Putin cometió un salvaje genocidio en Chechenia y una guerra criminal contra Georgia, y Occidente no reaccionó. Hace ya ocho años que muerde Ucrania desgarrándola a dentelladas, anexionando Crimea y ocupando el Donbás, y Occidente no había respondido. Hemos encajado centenares de incursiones en las aguas territoriales y en el espacio aéreo occidentales. Hemos asistido impasibles a la deriva totalitaria del país. Hemos sufrido sin rechistar la actividad del régimen ruso en nuestros países: compra de políticos convencionales mediante las puertas giratorias más burdas y caras de la Historia, impulso económico e informático al extremismo de cualquier color para desestabilizarnos, y el doble chantaje energético y bélico. Y, lo que ya es el colmo, hemos permitido a Putin colocar en el Despacho Oval un topo, un agente doble, el caballo de Troya más colosal de todos los tiempos, que durante cuatro años ha sujetado a los Estados Unidos para que Moscú prepare tranquilamente la vuelta a la Guerra Fría, su palanca para lograr mediante el miedo lo que no consigue mediante el intercambio pacífico. Y frente a todo ello, nuestras sociedades no han hecho nada más que apaciguar al tirano década tras década. La apariencia de pragmatismo del régimen ruso convertía en una exageración pro-yanqui la comparación de esta Rusia con la Alemania nacionalsocialista. A quienes señalábamos ese paralelismo se nos tachaba de exagerados o de belicistas. Pero fue Rusia quien se negó a integrarse en el Occidente al que culturalmente pertenece. Habría podido ser uno de sus líderes junto a Alemania, Francia o Gran Bretaña, pero optó por seguir jugando obsesivamente a la superpotencia, a costa del bienestar de sus propios ciudadanos. Ahora son legión quienes, en todo el mundo. Alzan sus voces para pedirle a Putin que pase directamente al capítulo en el que se suicida en el búnker. Porque, en efecto, Putin es el nuevo Hitler.
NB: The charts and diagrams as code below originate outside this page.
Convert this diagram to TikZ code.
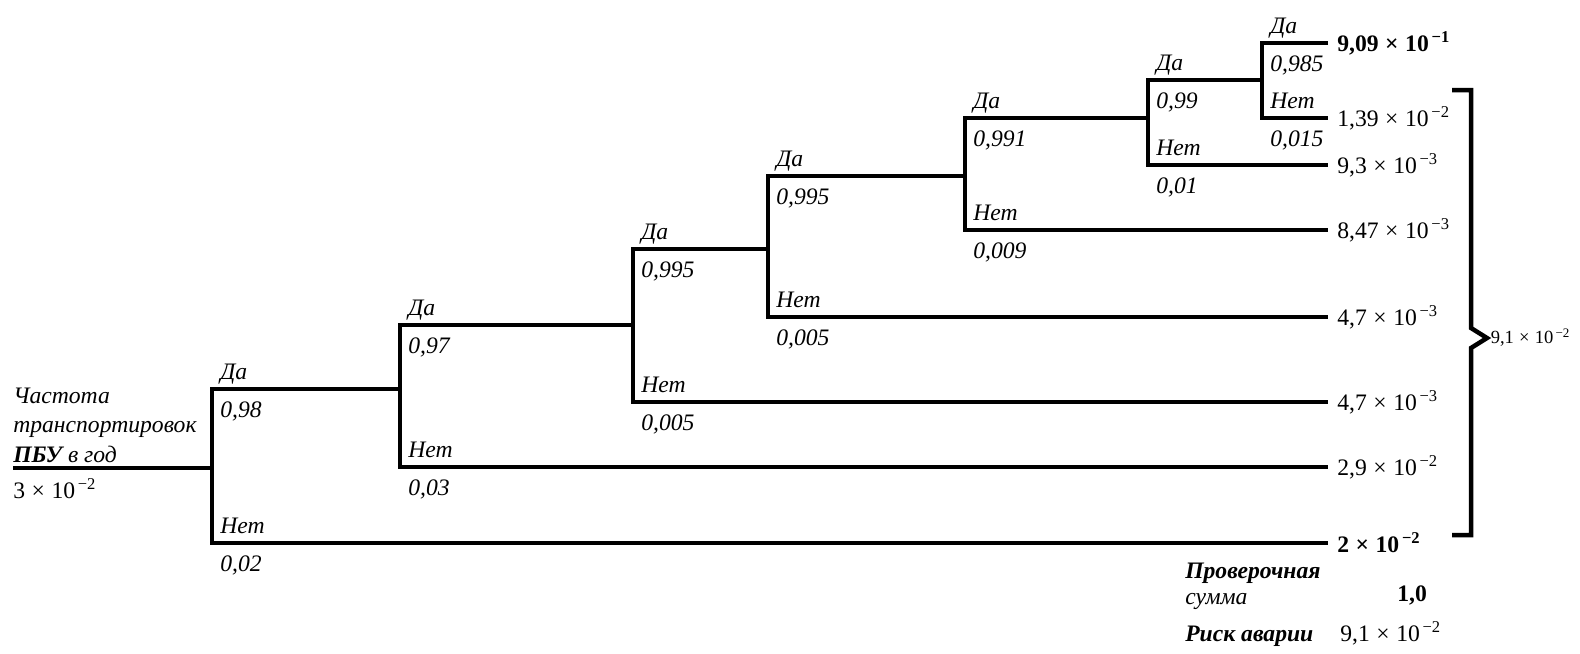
\documentclass[tikz,border=0pt]{standalone}
\usepackage{fontspec}
\setmainfont{Liberation Serif}
\newcommand{\tsz}{\fontsize{16.8}{21}\selectfont}
\newcommand{\ssz}{\fontsize{13.2}{15}\selectfont}
\newcommand{\tpow}[1]{\;×\;10\textsuperscript{\,#1}}

\tikzset{
  br/.style={line width=2.2pt},
  ans/.style={anchor=base west, inner sep=0pt, font=\tsz\itshape},
  prob/.style={anchor=base west, inner sep=0pt, font=\tsz\itshape},
  val/.style={anchor=west, inner xsep=6.4pt, inner ysep=0pt, font=\tsz},
}

\begin{document}
\begin{tikzpicture}[x=0.025cm, y=-0.025cm]
    \useasboundingbox (0,0) rectangle (1580,653);
    % Forks of the tree (yes / no ends)
    \coordinate (in) at (13,468);
    \coordinate (y1) at (212,389);  \coordinate (n1) at (212,543);
    \coordinate (y2) at (400,325);  \coordinate (n2) at (400,467);
    \coordinate (y3) at (633,249);  \coordinate (n3) at (633,402);
    \coordinate (y4) at (768,176);  \coordinate (n4) at (768,317);
    \coordinate (y5) at (965,118);  \coordinate (n5) at (965,230);
    \coordinate (y6) at (1148,80);  \coordinate (n6) at (1148,165);
    \coordinate (y7) at (1262,43);  \coordinate (n7) at (1262,118);
    % Outcomes
    \node[val, font=\tsz\bfseries] (yv) at (1328,43) {9,09\tpow{−1}};
    \node[val] (nv7) at (1328,118) {1,39\tpow{−2}};
    \node[val] (nv6) at (1328,165) {9,3\tpow{−3}};
    \node[val] (nv5) at (1328,230) {8,47\tpow{−3}};
    \node[val] (nv4) at (1328,317) {4,7\tpow{−3}};
    \node[val] (nv3) at (1328,402) {4,7\tpow{−3}};
    \node[val] (nv2) at (1328,467) {2,9\tpow{−2}};
    \node[val, font=\tsz\bfseries] (nv1) at (1328,543) {2\tpow{−2}};
    % Branches
    \draw[br] (in) -- (in -| y1);
    \foreach \k/\j in {1/2,2/3,3/4,4/5,5/6,6/7}
        \draw[br] (y\k -| y\j) -- (y\k) -- (n\k) -- (nv\k.west);
    \draw[br] (yv.west) -- (y7) -- (n7) -- (nv7.west);
    % Labels
    \foreach \k/\p/\q in {1/{0,98}/{0,02}, 2/{0,97}/{0,03}, 3/{0,995}/{0,005},
                          4/{0,995}/{0,005}, 5/{0,991}/{0,009}, 6/{0,99}/{0,01},
                          7/{0,985}/{0,015}} {
        \node[ans] (da\k) at ([shift={(8,-10)}]y\k) {Да};
        \node[prob] (pd\k) at ([shift={(8,28)}]y\k) {\p};
        \node[ans] (net\k) at ([shift={(8,-10)}]n\k) {Нет};
        \node[prob] (pn\k) at ([shift={(8,28)}]n\k) {\q};
    }
    % Initiating event
    \node[anchor=south west, inner sep=0pt, align=left, font=\tsz\itshape] (freq) at (13,463)
        {Частота\\транспортировок\\\textbf{ПБУ} в год};
    \node[anchor=base west, inner sep=0pt, font=\tsz] (freqv) at (13,498) {3\tpow{−2}};
    % Brace and total
    \coordinate (tip) at (1487,338);
    \draw[line width=3.2pt] (1452,90) -- (1471,90) -- (1471,328) -- (tip)
        -- (1471,348) -- (1471,535) -- (1452,535);
    \node[anchor=west, inner sep=2.5pt, font=\ssz] (tot) at (tip) {9,1\tpow{−2}};
    % Check sum and risk
    \node[anchor=north west, inner sep=0pt, align=left, font=\fontsize{16.8}{18}\selectfont\itshape] (chk) at (1185,563)
        {\textbf{Проверочная}\\сумма};
    \node[anchor=base west, inner sep=0pt, font=\tsz\bfseries] (chkv) at (1397,601) {1,0};
    \node[anchor=base west, inner sep=0pt, font=\tsz\bfseries\itshape] (risk) at (1185,641) {Риск аварии};
    \node[anchor=base west, inner sep=0pt, font=\tsz] (riskv) at (1340,641) {9,1\tpow{−2}};
\end{tikzpicture}
\end{document}
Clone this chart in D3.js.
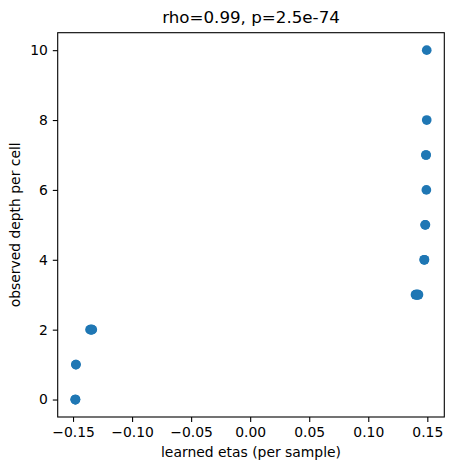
<!DOCTYPE html>
<html>
<head>
<meta charset="utf-8">
<script src="https://cdn.jsdelivr.net/npm/d3@7"></script>
<style>
	body { margin: 0; background: #fff; }
	text { font-family: "DejaVu Sans", sans-serif; fill: #000; }
</style>
</head>
<body>
<svg id="chart" width="454" height="470"></svg>
<script>
'use strict';

// learned etas (per sample)
const etas = [
	-0.1481, -0.1480, -0.1479,
	-0.1476, -0.1475,
	-0.1356, -0.1351, -0.1346, -0.1341, -0.1337,
	0.1400, 0.1405, 0.1410, 0.1415, 0.1420, 0.1425,
	0.1473, 0.1476,
	0.1481, 0.1484,
	0.1492,
	0.1488, 0.1490,
	0.1495,
	0.1495
];
// observed depth per cell
const depths = [
	0, 0, 0,
	1, 1,
	2, 2, 2, 2, 2,
	3, 3, 3, 3, 3, 3,
	4, 4,
	5, 5,
	6,
	7, 7,
	8,
	10
];
const xTicks = [-0.15, -0.10, -0.05, 0.00, 0.05, 0.10, 0.15];
const yTicks = [0, 2, 4, 6, 8, 10];
const title = "rho=0.99, p=2.5e-74";

const W = 454, H = 470;
const margin = {top: 32.7, right: 9.7, bottom: 53, left: 57.7};

function padded(ext) {
	const r = ext[1] - ext[0];
	return [ext[0] - 0.05 * r, ext[1] + 0.05 * r];
}

const svg = d3.select("#chart");

const x = d3.scaleLinear()
	.domain(padded(d3.extent(etas)))
	.range([margin.left, W - margin.right]);
const y = d3.scaleLinear()
	.domain(padded(d3.extent(depths)))
	.range([H - margin.bottom, margin.top]);

const fmtX = d => d.toFixed(2).replace("-", "\u2212");

svg.append("g")
	.attr("transform", `translate(0,${H - margin.bottom})`)
	.call(d3.axisBottom(x).tickValues(xTicks).tickFormat(fmtX).tickSize(4.9).tickPadding(4.9))
	.call(g => g.select(".domain").remove())
	.selectAll("text").attr("font-size", 13.9).attr("font-family", "DejaVu Sans");

svg.append("g")
	.attr("transform", `translate(${margin.left},0)`)
	.call(d3.axisLeft(y).tickValues(yTicks).tickFormat(d3.format("d")).tickSize(4.9).tickPadding(4.9))
	.call(g => g.select(".domain").remove())
	.selectAll("text").attr("font-size", 13.9).attr("font-family", "DejaVu Sans");

svg.selectAll(".tick line").attr("stroke", "#000").attr("stroke-width", 1.1);

// points
svg.append("g")
	.selectAll("circle")
	.data(etas.map((e, i) => ({e: e, d: depths[i]})))
	.enter().append("circle")
	.attr("cx", d => x(d.e))
	.attr("cy", d => y(d.d))
	.attr("r", 4.85)
	.attr("fill", "#1f77b4");

// frame
svg.append("rect")
	.attr("x", margin.left)
	.attr("y", margin.top)
	.attr("width", W - margin.left - margin.right)
	.attr("height", H - margin.top - margin.bottom)
	.attr("fill", "none")
	.attr("stroke", "#000")
	.attr("stroke-width", 1.1);

svg.append("text")
	.attr("x", (margin.left + W - margin.right) / 2)
	.attr("y", 22.7)
	.attr("text-anchor", "middle")
	.attr("font-size", 16.7)
	.text(title);

svg.append("text")
	.attr("x", (margin.left + W - margin.right) / 2)
	.attr("y", 456.5)
	.attr("text-anchor", "middle")
	.attr("font-size", 13.9)
	.text("learned etas (per sample)");

svg.append("text")
	.attr("transform", `translate(19.5,${(margin.top + H - margin.bottom) / 2}) rotate(-90)`)
	.attr("text-anchor", "middle")
	.attr("font-size", 13.9)
	.text("observed depth per cell");
</script>
</body>
</html>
Mientras escribo estas líneas, el tirano está bombardeando Kiev y el éxodo ucraniano se acerca al primer millón de refugiados. Ahora ya son pocos quienes dudan de que nuestra inacción ha sido un error sostenido desde los noventa, desde que el kagebista se sentó en el trono de los zares. Un error gravísimo cuya factura sólo estamos empezando a pagar. Putin está obsesionado con el mito de Eurasia, con el “espacio vital” y las “áreas de influencia”, con el control de los países vecinos convirtiéndolos en protectorados dentro del llamado “mundo ruso”, con el regreso al marco de Yalta para recomponer el imperio soviético. Esto no va de Ucrania: va de Europa y del mundo. Que a nadie le quepa duda: después de Ucrania vendrán Moldavia y Georgia. Bielorrusia ya ha sido ocupada suavemente con la complicidad del sátrapa Lukashenko. Desde Lisboa a Helsinki y desde Reykjavik a Atenas, estamos en guerra. Europa está en guerra aunque muchos no se hayan dado cuenta de ello. Nos la ha declarado un Putin acorralado y quizá, a juzgar por sus últimos mensajes, bastante alienado; un paria mundial aislado y empobrecido por sus delirios imperiales. La cuestión no es dónde va a detenerse, sino dónde le vamos a detener. Y sí, las palabras de Churchill vuelven a resonar: nos costará sangre, sudor y lágrimas. Pero, si no lo hacemos, la hegemonía rusa acabará con el modelo de sociedad occidental y con la democracia liberal para dar paso a la autocracia y la oligarquía. O Putin o la libertad.